« L’Agence nationale de sécurité du médicament (ANSM) souhaite vous faire part d’une étude qui suggère une augmentation du risque de troubles neurodéveloppementaux chez les enfants dont le père a été traité par valproate ou ses dérivés (Dépakine, Dépakote, Dépamide, Micropakine et génériques) dans les trois mois avant la conception, comparativement aux pères traités par d’autres antiépileptiques (lamotrigine ou lévétiracétam). » Ainsi débute une lettre d’information du régulateur adressée hier à « l’ensemble des professionnels de santé concernés ».
Un risque compris entre 5,6 % et 6,3 %
Pour rappel, en mai dernier, l’ANSM avait communiqué sur les résultats d’une étude « demandée aux laboratoires pharmaceutiques dans le cadre de la surveillance au niveau européen des médicaments contenant du valproate et ses dérivés ».

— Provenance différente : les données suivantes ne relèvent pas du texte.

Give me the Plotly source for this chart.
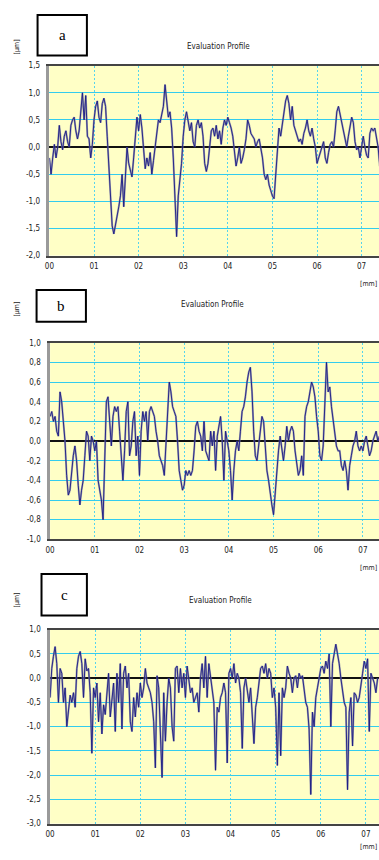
import plotly.graph_objects as go

W, H = 379, 860
STEP_MM = 1 / 270  # profile sampling step (mm)

# ---- data (µm), sampled every STEP_MM ----
a_y = [-0.2, -0.5, -0.2, 0.05, -0.2, 0.0, 0.4, 0.1, -0.05, 0.2, 0.3, 0.1, 0.0, 0.4, 0.5, 0.55, 0.3, 0.15, 0.3, 0.7,
       1.0, 0.5, 0.95, 0.2, 0.15, -0.2, 0.05, 0.5, 0.75, 0.85, 0.55, 0.45, 0.8, 0.9, 0.75, 0.2, -0.45, -1.0, -1.45, -1.6,
       -1.45, -1.3, -1.1, -0.9, -0.5, -1.1, -0.4, 0.0, -0.3, -0.45, -0.55, -0.2, 0.2, 0.55, 0.3, 0.6, 0.35, 0.0, -0.4, -0.2,
       -0.35, -0.1, -0.5, -0.25, 0.0, 0.3, 0.5, 0.45, 0.6, 0.75, 1.15, 0.8, 0.55, 0.65, 0.35, -0.2, -0.8, -1.65, -0.9, -0.65,
       -0.3, 0.2, 0.5, 0.65, 0.5, 0.3, 0.45, 0.1, 0.0, 0.4, 0.5, 0.35, 0.45, 0.2, -0.3, -0.45, -0.3, 0.0, 0.3, 0.35,
       0.2, 0.4, 0.15, 0.3, 0.05, 0.35, 0.5, 0.4, 0.55, 0.45, 0.35, 0.2, -0.1, -0.35, -0.2, 0.0, -0.3, -0.2, -0.05, 0.15,
       0.5, 0.4, 0.25, 0.2, 0.15, 0.0, 0.1, 0.15, 0.0, -0.2, -0.5, -0.6, -0.5, -0.7, -0.8, -0.9, -0.95, -0.5, 0.0, 0.35,
       0.2, 0.45, 0.7, 0.85, 0.95, 0.8, 0.5, 0.75, 0.4, 0.3, 0.2, 0.1, 0.15, 0.05, 0.25, 0.35, 0.5, 0.3, 0.2, 0.35,
       0.15, 0.0, -0.3, -0.2, -0.1, 0.0, 0.1, -0.2, -0.3, -0.1, 0.05, 0.1, 0.0, 0.3, 0.65, 0.75, 0.6, 0.45, 0.3, 0.1,
       0.0, 0.2, 0.4, 0.55, 0.45, 0.1, -0.05, 0.0, -0.2, 0.05, 0.2, 0.0, -0.15, -0.2, 0.25, 0.35, 0.3, 0.35, 0.2, 0.0,
       -0.35]

b_y = [0.25, 0.3, 0.2, 0.25, 0.1, 0.05, 0.5, 0.4, 0.2, 0.0, -0.35, -0.55, -0.5, -0.3, -0.15, -0.05, -0.2, -0.45, -0.65, -0.5,
       -0.4, -0.15, 0.1, 0.05, -0.2, 0.05, 0.0, -0.1, 0.0, -0.4, -0.5, -0.6, -0.8, -0.2, 0.4, 0.45, 0.2, -0.05, 0.25, 0.35,
       0.3, 0.35, 0.1, -0.2, -0.4, -0.1, 0.3, 0.4, -0.15, -0.05, 0.2, 0.3, -0.15, 0.05, -0.35, 0.1, 0.3, 0.2, 0.3, 0.0,
       0.3, 0.35, 0.3, 0.25, 0.1, 0.0, -0.15, -0.2, -0.25, -0.35, -0.05, 0.25, 0.6, 0.5, 0.35, 0.3, 0.25, 0.0, -0.3, -0.4,
       -0.5, -0.45, -0.3, -0.35, -0.3, -0.35, -0.3, -0.1, 0.15, 0.2, 0.1, 0.05, -0.1, 0.2, -0.1, -0.15, -0.2, 0.1, -0.05, 0.1,
       -0.3, 0.05, 0.15, 0.25, 0.0, -0.4, 0.1, 0.0, -0.1, -0.3, -0.6, -0.3, -0.1, 0.0, -0.1, 0.1, 0.3, 0.35, 0.45, 0.6,
       0.7, 0.75, 0.5, 0.1, -0.15, -0.2, -0.05, 0.15, 0.25, 0.2, -0.05, -0.3, -0.4, -0.55, -0.65, -0.75, -0.5, -0.3, -0.1, 0.05,
       -0.1, -0.2, -0.05, 0.15, 0.0, 0.1, 0.15, 0.1, -0.1, -0.25, -0.35, -0.3, -0.15, -0.35, 0.25, 0.35, 0.4, 0.5, 0.6, 0.55,
       0.45, 0.25, 0.1, -0.15, -0.2, -0.05, 0.3, 0.8, 0.5, 0.55, 0.35, 0.2, 0.05, -0.05, -0.1, -0.1, -0.25, -0.3, -0.2, -0.3,
       -0.5, -0.25, -0.15, -0.05, 0.0, 0.1, -0.05, -0.1, -0.05, -0.1, 0.0, 0.05, -0.05, -0.15, -0.1, 0.0, 0.05, 0.1, 0.0, 0.05]

c_y = [-0.4, 0.2, 0.45, 0.65, 0.3, -0.5, 0.2, 0.1, -0.5, -0.2, -1.0, -0.6, -0.35, -0.5, -0.3, -0.6, 0.2, 0.45, 0.55, 0.3,
       -0.4, 0.4, 0.15, 0.2, -0.3, -1.55, -0.2, -0.4, -0.1, -0.9, -0.3, -1.15, -0.55, -0.75, -0.4, 0.1, -0.8, -0.5, -0.1, -1.1,
       0.1, -0.5, 0.3, -1.05, 0.1, 0.25, -0.2, 0.1, -0.9, -1.1, -0.4, -0.8, -0.3, -0.6, -0.1, -0.4, -0.2, 0.2, -0.1, -0.2,
       -0.3, -0.5, -0.9, -1.85, 0.05, -0.2, -1.15, -2.05, -0.3, -1.3, -0.5, 0.0, -0.2, -1.0, -1.3, 0.2, 0.25, -0.3, 0.2, -0.2,
       0.1, -0.4, 0.25, 0.0, -0.3, -0.2, -0.5, -0.4, -0.3, -0.7, 0.0, 0.3, -0.2, 0.45, -0.4, 0.3, 0.0, -0.3, -0.5, -1.9,
       -0.6, -0.7, -0.4, -0.3, -0.1, -0.3, -1.75, 0.1, 0.2, 0.0, 0.3, -0.1, 0.1, 0.0, -0.3, -1.45, -0.2, 0.0, -0.3, -0.5,
       -0.2, -0.8, -1.35, -0.6, -0.4, -0.1, 0.2, 0.25, 0.1, 0.3, 0.0, 0.2, 0.1, -0.4, -0.2, -0.6, -1.8, -0.3, -1.6, -0.2,
       -0.4, -0.2, 0.25, 0.1, 0.0, -0.3, 0.0, 0.05, -0.2, 0.1, 0.0, 0.05, -0.3, -0.5, -0.6, -1.05, -2.4, -0.7, -1.0, -0.4,
       -0.2, 0.0, 0.2, 0.25, 0.1, 0.35, 0.2, 0.5, -1.0, 0.3, 0.55, 0.7, 0.5, 0.3, 0.0, -0.3, -0.5, -0.6, -2.3, -0.7,
       -0.4, -1.4, -0.3, -0.35, -0.5, -0.4, -0.1, 0.1, 0.35, 0.2, 0.4, -1.1, 0.1, 0.0, -0.1, -0.3, 0.0]

x_tickvals = [0.0, 0.1, 0.2, 0.3, 0.4, 0.5, 0.6, 0.7]
x_ticktext = ["00", "01", "02", "03", "04", "05", "06", "07"]

a_yticks = [1.5, 1.0, 0.5, 0.0, -0.5, -1.0, -1.5, -2.0]
b_yticks = [1.0, 0.8, 0.6, 0.4, 0.2, 0.0, -0.2, -0.4, -0.6, -0.8, -1.0]
c_yticks = [1.0, 0.5, 0.0, -0.5, -1.0, -1.5, -2.0, -2.5, -3.0]

panel_labels = ["a", "b", "c"]
title_text = "Evaluation Profile"
y_unit = "[µm]"
x_unit = "[mm]"


def fmt(v):
    return f"{v:.1f}".replace(".", ",")


def px(x):
    return x / W


def py(y):
    return 1 - y / H


NARROW = "Liberation Sans Narrow, DejaVu Sans Condensed, Arial Narrow, sans-serif"
LINE_DARK = "#1a1a84"
LINE_HALO = "rgba(125,125,165,0.7)"
GRID = "#33ccee"
VGRID = "#55d4ee"
BG = "#ffffc6"

# panel geometry in pixels: left, top, bottom, x-range max, y-range
panels = [
    dict(y=a_y, left=45, top=62.3, bottom=254.3, xmax=0.739, yr=[-2.0, 1.5], ticks=a_yticks,
         box=(33, 11, 83, 52), title_xy=(216, 43), yunit_xy=(12, 43), xunit_xy=(368, 283)),
    dict(y=b_y, left=45.7, top=342.3, bottom=541, xmax=0.736, yr=[-1.0, 1.0], ticks=b_yticks,
         box=(32, 289, 82, 321), title_xy=(210, 304), yunit_xy=(12, 308), xunit_xy=(368, 570)),
    dict(y=c_y, left=45.7, top=632.3, bottom=828.3, xmax=0.729, yr=[-3.0, 1.0], ticks=c_yticks,
         box=(37, 576, 83, 618), title_xy=(218, 603), yunit_xy=(12, 602), xunit_xy=(368, 852)),
]

fig = go.Figure()
layout = dict(width=W, height=H, margin=dict(l=0, r=0, t=0, b=0), showlegend=False,
              paper_bgcolor="white", plot_bgcolor=BG, shapes=[], annotations=[])

for i, p in enumerate(panels):
    n = i + 1
    xs = [k * STEP_MM for k in range(len(p["y"]))]
    xa = "x" if n == 1 else f"x{n}"
    ya = "y" if n == 1 else f"y{n}"
    for color, width in [(LINE_HALO, 2.0), (LINE_DARK, 0.9)]:
        fig.add_trace(go.Scatter(x=xs, y=p["y"], mode="lines", xaxis=xa, yaxis=ya,
                                 line=dict(color=color, width=width), hoverinfo="skip"))
    xkey = "xaxis" if n == 1 else f"xaxis{n}"
    ykey = "yaxis" if n == 1 else f"yaxis{n}"
    layout[xkey] = dict(domain=[px(p["left"]), 1.0], range=[0, p["xmax"]], anchor=ya,
                        tickvals=x_tickvals, ticktext=x_ticktext, showgrid=True, gridcolor=VGRID,
                        griddash="2px,2px", gridwidth=1, zeroline=False, showline=True, linecolor="#444",
                        linewidth=1.5, mirror=True, ticks="", ticklabelstandoff=2,
                        tickfont=dict(family=NARROW, size=8, color="#222"))
    layout[ykey] = dict(domain=[py(p["bottom"]), py(p["top"])], range=p["yr"], anchor=xa,
                        tickvals=p["ticks"], ticktext=[fmt(v) for v in p["ticks"]], showgrid=True,
                        gridcolor=GRID, gridwidth=1.2, zeroline=True, zerolinecolor="#111",
                        zerolinewidth=1.5, showline=True, linecolor="#9a9a9a", linewidth=2.5,
                        ticks="", ticklabelstandoff=5, tickfont=dict(family=NARROW, size=8, color="#222"))
    bx0, by0, bx1, by1 = p["box"]
    layout["shapes"].append(dict(type="rect", xref="paper", yref="paper", x0=px(bx0), x1=px(bx1),
                                 y0=py(by1), y1=py(by0), line=dict(color="black", width=2),
                                 fillcolor="white", layer="above"))
    layout["annotations"].append(dict(text=panel_labels[i], xref="paper", yref="paper",
                                      x=px((bx0 + bx1) / 2), y=py((by0 + by1) / 2), showarrow=False,
                                      xanchor="center", yanchor="middle",
                                      font=dict(family="Liberation Serif, DejaVu Serif, serif", size=15,
                                                color="black")))
    tx, ty = p["title_xy"]
    layout["annotations"].append(dict(text=title_text, xref="paper", yref="paper", x=px(tx), y=py(ty),
                                      showarrow=False, xanchor="center", yanchor="middle",
                                      font=dict(family=NARROW, size=8, color="#222")))
    ux, uy = p["yunit_xy"]
    layout["annotations"].append(dict(text=y_unit, xref="paper", yref="paper", x=px(ux), y=py(uy),
                                      showarrow=False, xanchor="center", yanchor="middle", textangle=-90,
                                      font=dict(family=NARROW, size=7, color="#222")))
    mx, my = p["xunit_xy"]
    layout["annotations"].append(dict(text=x_unit, xref="paper", yref="paper", x=px(mx), y=py(my),
                                      showarrow=False, xanchor="center", yanchor="middle",
                                      font=dict(family=NARROW, size=7, color="#222")))

fig.update_layout(**layout)
fig.write_html("out.html", config={"displayModeBar": False},
               post_script="document.body.style.margin='0';document.body.style.overflow='hidden';")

Et pour cause : ce travail – fondé sur des données issues de registres norvégiens, danois et suédois – suggérait « une augmentation du risque de troubles neurodéveloppementaux chez les enfants dont le père a été traité par valproate dans les trois mois avant la conception ».
Plus précisément, cette étude estimait ce risque compris « entre 5,6 % et 6,3 % chez les enfants nés de père exposé au valproate ». Soit un chiffre bien inférieur au risque de troubles neurodéveloppementaux liés à une exposition maternelle au valproate (« de l’ordre de 30 à 40 % », rappelle l’ANSM), mais possiblement presque deux fois supérieur à celui retrouvé chez les enfants nés de pères traités par d’autres antiépileptiques (moins de 3,6 %).
Problème : « cette étude présente des limites qui ne permettent pas de tirer de conclusions définitives à ce stade », expliquait en mai l’ANSM. Si bien que l’Agence européenne du médicament (EMA) avait demandé aux laboratoires des données complémentaires et lancé une évaluation européenne.
Cet été, l'enquête est encore en cours. « Nous sommes dans l’attente des conclusions de l’EMA », indique ce vendredi 4 août l’ANSM, qui ajoute avoir toutefois décidé de faire sans tarder « un pas de plus » dans l’information, notamment des professionnels de santé, vis-à-vis de ce nouveau risque. Le but : que les prescripteurs puissent évoquer ce risque avec leurs patients et « en tenir compte le cas échéant ».
Inviter les donneurs de sperme à signaler la prise de valproate
Ainsi, l’instance adresse une lettre d’information aux généralistes, neurologues, neuropédiatres, pédiatres, psychiatres, gynécologues, gynéco-obstétriciens, sages-femmes et pharmaciens.
Y sont notamment résumés le contexte et les principaux résultats de l’étude, et proposés quelques préconisations : informer les patients de ce risque potentiel, discuter de la nécessité d’adopter une contraception adaptée ou « de la possibilité d’alternatives thérapeutiques » en cas de projet de conception, inviter les hommes sous traitement ayant déjà conçu un enfant à « faire part de leurs interrogations », orienter les parents qui s’inquiètent d’éventuels troubles du développement de leur enfant vers les plateformes de coordination et d’orientation, rappeler aux patients de ne pas interrompre d’eux-mêmes leur traitement, ou encore les inviter à « signaler qu’ils sont sous traitement par valproate ou dérivés en cas de don du sperme ».
Une fiche d’information destinée aux patients à remettre lors de la prescription est aussi disponible sur le site web de l’ANSM. « Des exemplaires papier de ce feuillet vous seront transmis prochainement. Dans cette attente, nous vous demandons de bien vouloir (l’) imprimer (…) ou inviter le patient à le lire en ligne », indique l’agence, qui travaille aussi avec l’industrie pharmaceutique autour de ce risque potentiel.
« Nous avons demandé aux laboratoires commercialisant ces médicaments qu’ils nous soumettent dès à présent une demande de modification de leurs autorisations de mise sur le marché afin que ce risque potentiel figure dans le résumé des caractéristiques du produit et dans les notices de ces médicaments. Nous leur avons également demandé de nous soumettre des documents complémentaires afin d’informer au mieux les patients et les professionnels de santé sur ce risque et la conduite à tenir afin de le réduire », précise l'agence.